Deadline‘s Michael Fleming has posted a chat with George Clooney about the North Korean Sony hack debacle. Clooney says he “just talked to [Sony chief] Amy Pascal an hour ago. She wants to put [The Interview] out. ‘What do I do?’ My partner Grant Heslov and I had the conversation with her this morning. Bryan Lourd and I had the conversation with her last night. Stick it online. Do whatever you can to get this movie out. Not because everybody has to see the movie, but because I’m not going to be told we can’t see the movie. That’s the most important part. We cannot be told we can’t see something by Kim Jong Un, of all fucking people.”

So Pascal “wants” to put The Interview out and is more or less in Clooney’s corner or something like that, and yet Sony announces the movie’s not going out at all, not on VOD or online or anything. No offense but something in the equation is missing.

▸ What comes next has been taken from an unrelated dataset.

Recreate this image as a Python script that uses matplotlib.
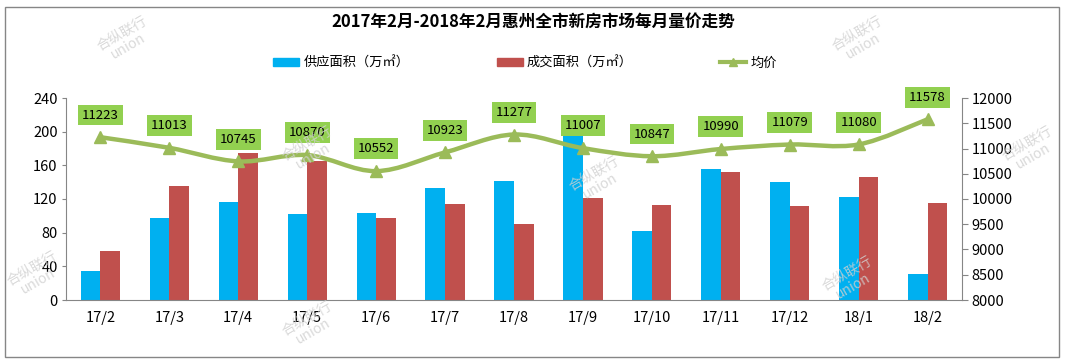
import numpy as np
import matplotlib
matplotlib.use("Agg")
import matplotlib.pyplot as plt
from matplotlib.path import Path
from matplotlib.patches import PathPatch, Rectangle
from matplotlib.lines import Line2D

plt.rcParams['font.family'] = ['Noto Sans CJK SC', 'DejaVu Sans']

# data
months = ["17/2", "17/3", "17/4", "17/5", "17/6", "17/7", "17/8",
          "17/9", "17/10", "17/11", "17/12", "18/1", "18/2"]
supply_area = [35, 98, 116, 102, 103, 133, 141, 195, 82, 156, 140, 122, 31]
deal_area = [58, 135, 175, 165, 98, 114, 90, 121, 113, 152, 112, 146, 115]
avg_price = [11223, 11013, 10745, 10870, 10552, 10923, 11277,
             11007, 10847, 10990, 11079, 11080, 11578]

title = "2017年2月-2018年2月惠州全市新房市场每月量价走势"
supply_label = "供应面积（万㎡）"
deal_label = "成交面积（万㎡）"
price_label = "均价"

BLUE = "#00B0F0"
RED = "#C0504D"
GREEN = "#9BBB59"
LABEL_GREEN = "#92D050"
AXIS_GRAY = "#868686"


def smooth_path(xs, ys, tension=1 / 6):
    """Excel-like smoothed line: Catmull-Rom segments as cubic Beziers."""
    pts = np.column_stack([xs, ys]).astype(float)
    verts = [pts[0]]
    codes = [Path.MOVETO]
    n = len(pts)
    for i in range(n - 1):
        p0 = pts[i - 1] if i > 0 else pts[i]
        p1 = pts[i]
        p2 = pts[i + 1]
        p3 = pts[i + 2] if i + 2 < n else pts[i + 1]
        c1 = p1 + (p2 - p0) * tension
        c2 = p2 - (p3 - p1) * tension
        verts += [c1, c2, p2]
        codes += [Path.CURVE4] * 3
    return Path(verts, codes)


fig = plt.figure(figsize=(10.67, 3.64), dpi=100)
W, H = 1067, 364

# chart border
fig.patches.append(Rectangle((5 / W, 1 - 357 / H), 1054 / W, 350 / H,
                             transform=fig.transFigure, fill=False,
                             edgecolor=AXIS_GRAY, linewidth=1))

# watermarks
for wx, wy in [(125, 40), (860, 40), (310, 150), (597, 180), (35, 275),
               (310, 325), (850, 280), (1030, 150)]:
    fig.text(wx / W, 1 - wy / H, "合纵联行\nunion", rotation=30,
             ha="center", va="center", color="#d0d0d0", fontsize=10,
             linespacing=1.0, alpha=0.8, zorder=0)

ax = fig.add_axes([66 / W, 1 - 300 / H, 896 / W, 202 / H])
ax2 = ax.twinx()

x = np.arange(len(months))
bw = 0.285
ax.bar(x - bw / 2, supply_area, width=bw, color=BLUE, zorder=2)
ax.bar(x + bw / 2, deal_area, width=bw, color=RED, zorder=2)

ax.set_xlim(-0.5, len(months) - 0.5)
ax.set_ylim(0, 240)
ax.set_yticks(np.arange(0, 241, 40))
ax.set_xticks(x)
ax.set_xticklabels(months)
ax.tick_params(axis="x", length=0, pad=8, labelsize=10.5)
ax.tick_params(axis="y", length=3, width=0.8, color=AXIS_GRAY, labelsize=10.5, pad=3)
for s in ["top", "right"]:
    ax.spines[s].set_visible(False)
ax.spines["left"].set_color(AXIS_GRAY)
ax.spines["bottom"].set_color(AXIS_GRAY)

ax2.set_ylim(8000, 12000)
ax2.set_yticks(np.arange(8000, 12001, 500))
ax2.tick_params(axis="y", length=4, width=0.8, color=AXIS_GRAY, labelsize=10.5, pad=3)
for s in ["top", "left", "bottom"]:
    ax2.spines[s].set_visible(False)
ax2.spines["right"].set_color(AXIS_GRAY)

ax2.add_patch(PathPatch(smooth_path(x, avg_price), fill=False,
                        edgecolor=GREEN, linewidth=3.2, capstyle="round",
                        zorder=3))
ax2.plot(x, avg_price, linestyle="none", marker="^", markersize=8,
         color=GREEN, markerfacecolor="#9BBB59", zorder=4)

for xi, p in zip(x, avg_price):
    ax2.annotate(f"{p}", (xi, p), xytext=(0, 16), textcoords="offset points",
                 ha="center", va="center", fontsize=9.5, color="black",
                 bbox=dict(boxstyle="square,pad=0.3", fc=LABEL_GREEN,
                           ec="none"), zorder=5)

fig.text(0.5, 1 - 22 / H, title, ha="center", va="center",
         fontsize=12, fontweight="bold")

# legend, laid out by hand like the original
handles = [Rectangle((0, 0), 1, 1, color=BLUE),
           Rectangle((0, 0), 1, 1, color=RED),
           Line2D([], [], color=GREEN, linewidth=3, marker="^",
                  markersize=6)]
fig.legend(handles, [supply_label, deal_label, price_label], ncol=3,
           loc="center", bbox_to_anchor=(0.492, 1 - 63 / H), frameon=False,
           fontsize=9.5, handlelength=2.0, handleheight=0.6,
           columnspacing=6.6, handletextpad=0.3)

fig.savefig("out.png", dpi=100)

“What’s going to happen [as a result of this episode] is, you’re going to have trouble finding distribution,” Clooney tells Fleming. “In general, when you’re doing films like that, the ones that are critical, those aren’t going to be studio films anyway. Most of the movies that got us in trouble, we started out by raising the money independently. But to distribute, you’ve got to go to a studio, because they’re the ones that distribute movies. The truth is, you’re going to have a much harder time finding distribution now. And that’s a chilling effect.”